What do all these things have in common? The answer is that they all relied on the secrecy provided by anonymously-owned companies. Instead of opening a bank account in their own name, the bribe-receiver, tax evader and fraudster incorporated a company in a jurisdiction where ownership details are kept quiet, and then secretly stashed the cash in an account belonging to the company.

There’s a growing international trend to make it more difficult for criminals to hide their shady money in this way. The UK has passed legislation that will require the names of the people who own and control British companies – the so-called beneficial owners – to be out in the open for all to see. It’s a change that Prime Minister David Cameron first suggested at the Open Government Partnership summit in London in 2013. Norway and Ukraine are doing the same.
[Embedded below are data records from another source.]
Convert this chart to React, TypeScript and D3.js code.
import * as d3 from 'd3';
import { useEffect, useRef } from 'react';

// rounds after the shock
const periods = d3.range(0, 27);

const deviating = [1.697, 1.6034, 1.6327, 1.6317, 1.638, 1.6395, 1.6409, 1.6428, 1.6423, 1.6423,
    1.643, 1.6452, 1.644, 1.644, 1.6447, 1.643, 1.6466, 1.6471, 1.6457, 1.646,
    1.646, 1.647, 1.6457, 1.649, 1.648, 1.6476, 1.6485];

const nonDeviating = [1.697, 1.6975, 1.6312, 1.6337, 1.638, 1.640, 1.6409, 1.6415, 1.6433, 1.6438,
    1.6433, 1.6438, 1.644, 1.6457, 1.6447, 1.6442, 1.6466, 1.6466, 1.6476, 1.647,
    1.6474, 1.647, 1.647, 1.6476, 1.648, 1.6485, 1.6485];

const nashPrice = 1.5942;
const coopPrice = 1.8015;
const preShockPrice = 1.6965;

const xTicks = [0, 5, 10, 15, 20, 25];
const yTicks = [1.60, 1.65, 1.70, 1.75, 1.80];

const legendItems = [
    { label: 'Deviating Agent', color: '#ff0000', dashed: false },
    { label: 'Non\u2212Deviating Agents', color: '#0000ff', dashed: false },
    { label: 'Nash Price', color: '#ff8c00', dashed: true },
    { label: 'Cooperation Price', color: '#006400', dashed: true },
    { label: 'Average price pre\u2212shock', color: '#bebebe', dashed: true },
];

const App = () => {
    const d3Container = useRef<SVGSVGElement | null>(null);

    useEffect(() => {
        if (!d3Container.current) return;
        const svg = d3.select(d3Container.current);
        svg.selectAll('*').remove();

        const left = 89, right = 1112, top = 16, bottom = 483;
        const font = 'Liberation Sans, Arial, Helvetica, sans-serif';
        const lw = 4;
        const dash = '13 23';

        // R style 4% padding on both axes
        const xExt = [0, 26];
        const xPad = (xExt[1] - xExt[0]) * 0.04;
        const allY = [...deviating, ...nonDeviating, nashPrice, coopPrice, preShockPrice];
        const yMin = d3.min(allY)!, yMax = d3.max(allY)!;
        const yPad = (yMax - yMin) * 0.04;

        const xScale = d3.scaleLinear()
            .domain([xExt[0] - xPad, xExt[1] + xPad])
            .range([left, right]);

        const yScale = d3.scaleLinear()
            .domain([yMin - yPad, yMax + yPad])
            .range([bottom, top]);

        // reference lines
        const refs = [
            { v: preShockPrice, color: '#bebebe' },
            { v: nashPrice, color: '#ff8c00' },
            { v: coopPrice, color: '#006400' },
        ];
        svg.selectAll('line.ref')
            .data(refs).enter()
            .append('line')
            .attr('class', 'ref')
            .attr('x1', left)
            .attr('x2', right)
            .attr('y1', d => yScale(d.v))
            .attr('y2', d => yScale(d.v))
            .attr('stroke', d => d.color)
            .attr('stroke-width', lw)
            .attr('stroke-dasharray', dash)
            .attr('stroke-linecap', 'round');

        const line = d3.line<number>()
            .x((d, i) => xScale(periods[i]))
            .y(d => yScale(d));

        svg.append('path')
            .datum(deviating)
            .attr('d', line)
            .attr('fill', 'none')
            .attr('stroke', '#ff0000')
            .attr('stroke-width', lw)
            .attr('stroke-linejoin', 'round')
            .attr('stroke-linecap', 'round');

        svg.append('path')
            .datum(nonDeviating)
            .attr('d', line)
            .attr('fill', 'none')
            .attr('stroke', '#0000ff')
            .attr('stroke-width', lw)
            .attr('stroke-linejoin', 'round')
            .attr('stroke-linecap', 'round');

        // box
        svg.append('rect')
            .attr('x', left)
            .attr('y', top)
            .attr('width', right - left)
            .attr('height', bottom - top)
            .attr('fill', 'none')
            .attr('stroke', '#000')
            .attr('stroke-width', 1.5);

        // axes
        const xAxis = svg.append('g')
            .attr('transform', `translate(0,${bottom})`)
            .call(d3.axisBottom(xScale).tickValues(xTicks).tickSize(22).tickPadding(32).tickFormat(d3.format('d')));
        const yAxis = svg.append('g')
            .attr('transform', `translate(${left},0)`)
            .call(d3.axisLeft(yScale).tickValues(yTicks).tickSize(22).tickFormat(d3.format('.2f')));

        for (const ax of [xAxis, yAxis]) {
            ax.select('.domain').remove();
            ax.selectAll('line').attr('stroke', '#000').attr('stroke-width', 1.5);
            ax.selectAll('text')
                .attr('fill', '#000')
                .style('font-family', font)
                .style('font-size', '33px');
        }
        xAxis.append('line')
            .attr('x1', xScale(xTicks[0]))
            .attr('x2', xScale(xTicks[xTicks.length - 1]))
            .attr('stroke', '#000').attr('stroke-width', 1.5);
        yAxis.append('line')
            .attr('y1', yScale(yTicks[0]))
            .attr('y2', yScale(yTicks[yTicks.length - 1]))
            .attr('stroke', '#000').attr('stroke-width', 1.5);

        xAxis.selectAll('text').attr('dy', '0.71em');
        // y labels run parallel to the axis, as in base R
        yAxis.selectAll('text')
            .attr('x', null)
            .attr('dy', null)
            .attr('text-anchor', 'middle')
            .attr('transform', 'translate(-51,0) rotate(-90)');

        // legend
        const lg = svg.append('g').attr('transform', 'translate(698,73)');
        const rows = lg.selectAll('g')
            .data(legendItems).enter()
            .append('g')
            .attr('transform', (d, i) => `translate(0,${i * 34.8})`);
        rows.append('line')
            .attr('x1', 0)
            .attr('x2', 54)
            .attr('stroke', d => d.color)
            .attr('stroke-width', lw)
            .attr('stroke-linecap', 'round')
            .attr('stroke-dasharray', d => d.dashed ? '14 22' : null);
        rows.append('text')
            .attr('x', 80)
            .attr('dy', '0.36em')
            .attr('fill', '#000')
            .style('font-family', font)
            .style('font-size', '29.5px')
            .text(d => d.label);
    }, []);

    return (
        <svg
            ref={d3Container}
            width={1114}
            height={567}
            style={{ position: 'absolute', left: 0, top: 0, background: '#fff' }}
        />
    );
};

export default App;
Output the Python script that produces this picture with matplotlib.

The European Union now requires all Member States to have to create a central registry of beneficial owners and to make that available to anyone who has a legitimate interest in finding out who’s behind a company.

The United States lags behind much of the rest of the world in company ownership transparency. Most U.S. states do not even collect the names of a company’s shareholders, let alone make shareholders and beneficial owners public despite the fact that a World Bank study showed that the U.S. is the most popular place to incorporate with the corrupt. A Global Witness undercover investigation, broadcast recently by the U.S. news programme ’60 Minutes’, showed that U.S. lawyers often suggest using anonymously-owned American companies as a means to get suspect funds into the country. There’s hope of some progress though. For example, the U.S. Administration has promised, via its OGP National Action Plan, to advocate for legislation requiring meaningful disclosure of company ownership,.

Governments should commit to create publicly-accessible registries of beneficial ownership in their National Action Plans.

In addition, governments should also address company ownership transparency in sectors that are at a particularly high risk of corruption, such as government procurement. Around the world governments spend $9.5 trillion each year on public works, goods and services. According to research by the United Nations, corruption may amount to as much as 25% of this amount. Governments should require that a company bidding for government contracts disclose the real people that own or control them.

Companies exist for a good reason – to limit liability if a business idea does not work out. This is a very sound principle which allows business to flourish. What companies were never intended to be was a mask behind which people who have no interest in legitimate business can hide their identity.

Increased company ownership transparency is in the interests of businesses. The B Team, a group of business leaders founded by Richard Branson (Virgin Group’s Founder and CEO) and Jochen Zeitz (former Chairman and CEO of Puma) argue that being more transparent about company ownership would increase competitiveness, reduce risks, manage financial exposure and reduce impunity. Mark Moody-Stuart, the former Chairman of Royal Dutch Shell and Anglo-American said “Companies themselves recognize this as a common sense approach because they want more information on who they’re doing business with and what risks they are taking on.”

Company ownership should be out in the open for all to see. David Cameron said “when you have companies whose ownership isn’t known you allow a shroud of secrecy behind which people can do bad things, sometimes terrible things, with no accountability. The corrupt, the criminals, the money-launderers – they need anonymous company structures to hide, to move and to access their money”.

The names of the people who ultimately own and control the company should be made public. Doing this would help make it more difficult for governments to get ripped off, tax authorities to lose out and criminals to prosper.